Where nanotechnology and medicine appear in the same sentence, you’ll often hear futuristic tales of impossibly small robots that will one day voyage into our bloodstreams on search-and-destroy missions. Actually, nanomedicine is already with us, albeit somewhat less heroically, and has been for years.
Look no further than your local drugstore, where pregnancy tests rely on gold nanoparticles to reflect red light—or not—and thereby reveal the presence of pregnancy-related hormones in a woman’s urine. While you’re at the drugstore, you can also pick up sunscreen containing nanoparticles of zinc oxide or insoles infused with silver nanoparticles to kill bacteria.
But the high hopes for nanomedicine extend far beyond the drugstore. Medicine and nanotechnology are a natural pairing because life itself is a nanoscale phenomenon. Where biology is concerned, the nanoscale is where the action is—amino acids, proteins, DNA, viruses—all are measured in nanometers. The study (and perchance the cure) of disease will increasingly take place where it begins—at the cellular and subcellular level.
The fact that nanomedicine operates at the same scale as our component proteins is cause for sobriety as well as excitement. If little is known so far about the potential for nanoscale medicines to heal, even less is known about their potential to harm.
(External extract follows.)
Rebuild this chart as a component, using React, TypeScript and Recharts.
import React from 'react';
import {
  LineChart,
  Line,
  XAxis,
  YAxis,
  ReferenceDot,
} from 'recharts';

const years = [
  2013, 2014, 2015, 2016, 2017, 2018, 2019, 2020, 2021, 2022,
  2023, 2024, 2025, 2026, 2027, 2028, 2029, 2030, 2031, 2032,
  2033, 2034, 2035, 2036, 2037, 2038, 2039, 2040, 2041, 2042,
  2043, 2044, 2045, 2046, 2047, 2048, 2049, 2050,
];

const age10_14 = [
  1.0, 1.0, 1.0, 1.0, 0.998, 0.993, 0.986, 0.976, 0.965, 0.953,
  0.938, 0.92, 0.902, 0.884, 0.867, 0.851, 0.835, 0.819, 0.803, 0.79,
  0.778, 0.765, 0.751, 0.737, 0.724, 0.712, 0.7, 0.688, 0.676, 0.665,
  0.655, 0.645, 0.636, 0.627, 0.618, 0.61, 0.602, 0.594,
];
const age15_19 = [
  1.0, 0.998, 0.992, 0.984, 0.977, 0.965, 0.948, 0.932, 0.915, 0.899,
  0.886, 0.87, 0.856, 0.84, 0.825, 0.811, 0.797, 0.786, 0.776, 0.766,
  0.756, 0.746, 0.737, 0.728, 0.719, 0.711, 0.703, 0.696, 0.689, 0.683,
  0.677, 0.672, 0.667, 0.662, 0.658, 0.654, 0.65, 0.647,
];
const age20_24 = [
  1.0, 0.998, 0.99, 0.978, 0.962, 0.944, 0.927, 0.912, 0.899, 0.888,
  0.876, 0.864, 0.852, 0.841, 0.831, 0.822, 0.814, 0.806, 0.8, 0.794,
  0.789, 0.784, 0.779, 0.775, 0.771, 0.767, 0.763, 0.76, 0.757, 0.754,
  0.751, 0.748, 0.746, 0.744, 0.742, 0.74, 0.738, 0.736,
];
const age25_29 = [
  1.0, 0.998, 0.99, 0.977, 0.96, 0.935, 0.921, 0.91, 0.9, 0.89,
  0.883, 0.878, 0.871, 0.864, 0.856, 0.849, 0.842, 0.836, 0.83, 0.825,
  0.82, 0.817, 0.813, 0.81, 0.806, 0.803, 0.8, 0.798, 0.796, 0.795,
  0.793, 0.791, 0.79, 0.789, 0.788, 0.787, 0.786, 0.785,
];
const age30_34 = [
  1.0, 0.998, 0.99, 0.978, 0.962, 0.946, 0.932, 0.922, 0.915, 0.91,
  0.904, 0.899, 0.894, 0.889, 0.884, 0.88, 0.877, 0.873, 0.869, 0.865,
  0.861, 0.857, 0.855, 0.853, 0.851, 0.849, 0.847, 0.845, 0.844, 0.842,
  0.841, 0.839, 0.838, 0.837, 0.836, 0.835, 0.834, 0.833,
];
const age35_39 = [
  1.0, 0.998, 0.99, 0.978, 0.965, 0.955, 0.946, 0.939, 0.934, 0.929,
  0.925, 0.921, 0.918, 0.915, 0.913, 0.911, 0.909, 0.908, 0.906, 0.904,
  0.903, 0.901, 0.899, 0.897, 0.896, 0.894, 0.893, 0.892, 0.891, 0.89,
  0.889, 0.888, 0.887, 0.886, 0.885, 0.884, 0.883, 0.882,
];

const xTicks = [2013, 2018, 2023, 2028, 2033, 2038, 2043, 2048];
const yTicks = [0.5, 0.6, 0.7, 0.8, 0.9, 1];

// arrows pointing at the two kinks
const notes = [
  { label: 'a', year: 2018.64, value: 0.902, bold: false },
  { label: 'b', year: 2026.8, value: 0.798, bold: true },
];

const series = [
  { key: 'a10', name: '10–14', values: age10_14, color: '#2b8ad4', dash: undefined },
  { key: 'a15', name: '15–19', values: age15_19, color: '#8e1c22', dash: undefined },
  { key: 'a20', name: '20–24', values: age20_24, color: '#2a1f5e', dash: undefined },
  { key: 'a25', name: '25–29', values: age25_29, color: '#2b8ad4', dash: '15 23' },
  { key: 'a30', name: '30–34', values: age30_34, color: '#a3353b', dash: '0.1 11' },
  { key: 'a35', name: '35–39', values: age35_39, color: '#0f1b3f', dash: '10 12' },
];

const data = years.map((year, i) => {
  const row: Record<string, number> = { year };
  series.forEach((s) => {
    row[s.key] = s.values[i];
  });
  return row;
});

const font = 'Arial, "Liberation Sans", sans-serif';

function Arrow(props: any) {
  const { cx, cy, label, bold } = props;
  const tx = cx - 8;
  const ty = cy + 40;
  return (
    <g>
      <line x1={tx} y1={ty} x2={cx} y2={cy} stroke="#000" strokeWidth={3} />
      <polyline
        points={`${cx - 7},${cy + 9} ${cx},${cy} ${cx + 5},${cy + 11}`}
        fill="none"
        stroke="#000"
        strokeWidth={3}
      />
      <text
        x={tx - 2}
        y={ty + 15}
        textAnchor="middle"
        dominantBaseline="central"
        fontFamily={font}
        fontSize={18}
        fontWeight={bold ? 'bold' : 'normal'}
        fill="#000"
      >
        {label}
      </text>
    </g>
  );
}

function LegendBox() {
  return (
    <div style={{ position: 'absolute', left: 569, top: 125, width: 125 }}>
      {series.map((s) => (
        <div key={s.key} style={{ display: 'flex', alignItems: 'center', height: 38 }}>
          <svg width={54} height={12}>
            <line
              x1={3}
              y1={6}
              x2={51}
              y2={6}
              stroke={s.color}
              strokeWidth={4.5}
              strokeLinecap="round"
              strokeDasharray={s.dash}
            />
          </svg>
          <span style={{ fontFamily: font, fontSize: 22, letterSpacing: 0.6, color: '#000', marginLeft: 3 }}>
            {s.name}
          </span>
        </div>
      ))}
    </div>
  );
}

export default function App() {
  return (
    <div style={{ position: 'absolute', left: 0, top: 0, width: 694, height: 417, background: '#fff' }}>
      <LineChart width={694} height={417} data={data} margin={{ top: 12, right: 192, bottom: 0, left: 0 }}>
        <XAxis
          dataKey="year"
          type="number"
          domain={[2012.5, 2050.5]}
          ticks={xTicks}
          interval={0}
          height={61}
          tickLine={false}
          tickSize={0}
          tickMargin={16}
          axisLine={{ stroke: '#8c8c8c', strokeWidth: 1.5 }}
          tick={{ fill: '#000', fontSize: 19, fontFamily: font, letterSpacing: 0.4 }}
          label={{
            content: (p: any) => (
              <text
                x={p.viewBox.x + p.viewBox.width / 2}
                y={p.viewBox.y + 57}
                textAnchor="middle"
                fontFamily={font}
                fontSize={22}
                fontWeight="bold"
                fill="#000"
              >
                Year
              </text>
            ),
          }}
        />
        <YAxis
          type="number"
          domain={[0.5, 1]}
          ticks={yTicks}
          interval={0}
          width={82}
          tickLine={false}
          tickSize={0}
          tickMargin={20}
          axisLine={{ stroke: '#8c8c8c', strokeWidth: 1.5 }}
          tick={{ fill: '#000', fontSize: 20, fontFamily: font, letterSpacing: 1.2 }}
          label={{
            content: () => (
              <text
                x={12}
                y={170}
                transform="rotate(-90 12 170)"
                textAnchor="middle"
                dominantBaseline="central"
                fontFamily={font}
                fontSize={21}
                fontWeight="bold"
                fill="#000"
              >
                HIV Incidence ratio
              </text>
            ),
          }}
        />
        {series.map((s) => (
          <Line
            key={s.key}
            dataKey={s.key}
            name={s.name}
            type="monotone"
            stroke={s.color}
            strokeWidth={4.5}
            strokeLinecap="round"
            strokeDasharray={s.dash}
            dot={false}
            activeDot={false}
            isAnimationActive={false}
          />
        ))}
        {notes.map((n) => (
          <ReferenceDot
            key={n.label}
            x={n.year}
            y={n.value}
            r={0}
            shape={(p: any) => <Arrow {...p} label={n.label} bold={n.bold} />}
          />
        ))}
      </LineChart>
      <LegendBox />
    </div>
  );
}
Future research will necessarily walk a careful line, pursuing our hopes for nanomedicine while addressing justifiable concerns.
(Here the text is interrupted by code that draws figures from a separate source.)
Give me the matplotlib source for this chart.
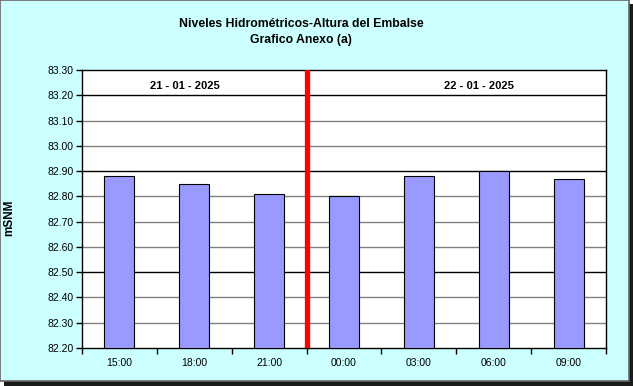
import numpy as np
import matplotlib
matplotlib.use("Agg")
import matplotlib.pyplot as plt
from matplotlib.patches import Rectangle

plt.rcParams['font.family'] = ['Liberation Sans', 'DejaVu Sans']

horas = ["15:00", "18:00", "21:00", "00:00", "03:00", "06:00", "09:00"]
niveles = [82.88, 82.85, 82.81, 82.80, 82.88, 82.90, 82.87]
fechas = ["21 - 01 - 2025", "22 - 01 - 2025"]
fecha_x = [0.88, 4.8]
corte_dia = 2.5
y_min, y_max = 82.20, 83.30

fig = plt.figure(figsize=(6.33, 3.86), dpi=100)
fig.patch.set_facecolor('white')

# frame with shadow, like the excel chart
W, H = 633, 386
fig.patches.append(Rectangle((4 / W, 0), 629 / W, 382 / H, transform=fig.transFigure,
                             facecolor='#1a1a1a', edgecolor='none', zorder=-2))
fig.patches.append(Rectangle((0, 5 / H), 629 / W, 381 / H, transform=fig.transFigure,
                             facecolor='#CCFFFF', edgecolor='#666666', linewidth=1.2, zorder=-1))

ax = fig.add_axes([82 / W, (386 - 348) / H, 524 / W, 278 / H])
ax.set_facecolor('white')

x = np.arange(len(horas))
alturas = [v - y_min for v in niveles]
ax.bar(x, alturas, width=0.4, bottom=y_min, color='#9999FF', edgecolor='black',
       linewidth=0.8, zorder=3)

ticks = np.round(np.arange(y_min, y_max + 0.001, 0.10), 2)
for t in ticks[1:-1]:
    c = 'black' if t in (83.20, 82.90, 82.50) else '#808080'
    ax.axhline(t, color=c, linewidth=1.0, zorder=1)

ax.axvline(corte_dia, color='#FF0000', linewidth=3.8, zorder=4)

ax.set_xlim(-0.5, len(horas) - 0.5)
ax.set_ylim(y_min, y_max)
ax.set_yticks(ticks)
ax.set_yticklabels([f"{t:.2f}" for t in ticks], fontsize=7.5)
ax.set_xticks(x)
ax.set_xticklabels(horas, fontsize=7.5)
ax.set_xticks(np.arange(-0.5, len(horas)), minor=True)
ax.tick_params(axis='x', which='major', length=0, pad=7)
ax.tick_params(axis='x', which='minor', length=4, width=1, direction='out')
ax.tick_params(axis='y', length=4, width=1, direction='out', pad=2)
for s in ax.spines.values():
    s.set_linewidth(1.0)
    s.set_color('black')

for fx, f in zip(fecha_x, fechas):
    ax.text(fx, 83.235, f, ha='center', va='center', fontsize=8, fontweight='bold', zorder=5)

ax.set_ylabel("mSNM", fontsize=8.5, fontweight='bold')
ax.yaxis.set_label_coords(-0.127, 0.47)

fig.text(301 / W, 1 - 24 / H, "Niveles Hidrométricos-Altura del Embalse", ha='center', va='center',
         fontsize=8.8, fontweight='bold')
fig.text(301 / W, 1 - 40 / H, "Grafico Anexo (a)", ha='center', va='center',
         fontsize=8.8, fontweight='bold')

fig.savefig("out.png", dpi=100, facecolor=fig.get_facecolor())
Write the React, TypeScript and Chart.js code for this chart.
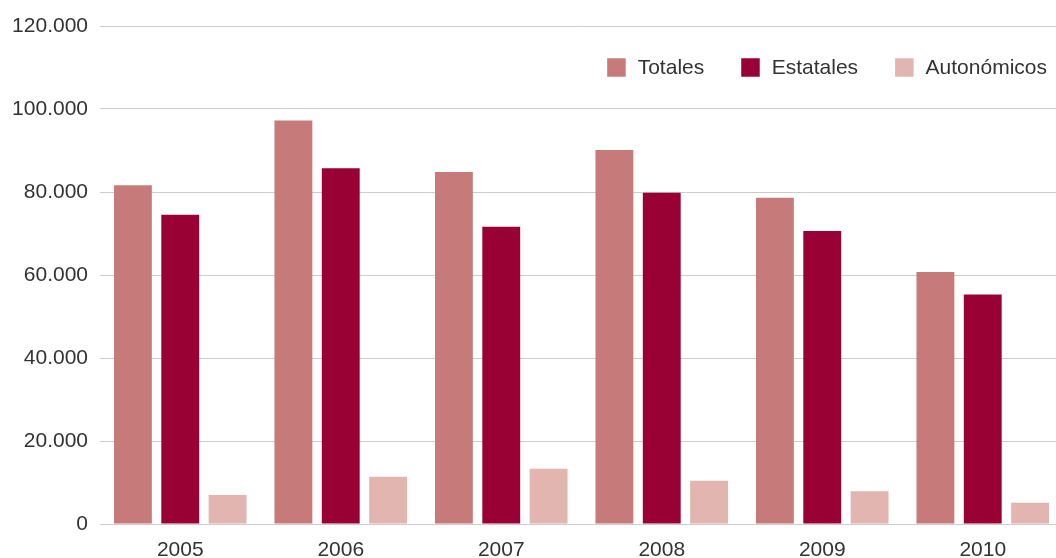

Among the highest hopes for nanomedicine is nothing less than a cure for cancer. Equally promising is the possibility of extremely targeted and controlled drug delivery, using nanoscale encapsulation methods that are designed to release their medicine at just the right time and place. Nanostructures also seem destined to assist with diagnosis of disease, bringing improvements in imaging and detection of the body’s subtlest biochemical signals.
But what, you ask, has nanomedicine done for us lately? Or more to the point, what will it do for us soon? The most intriguing developments in nanomedicine are still just that—under development.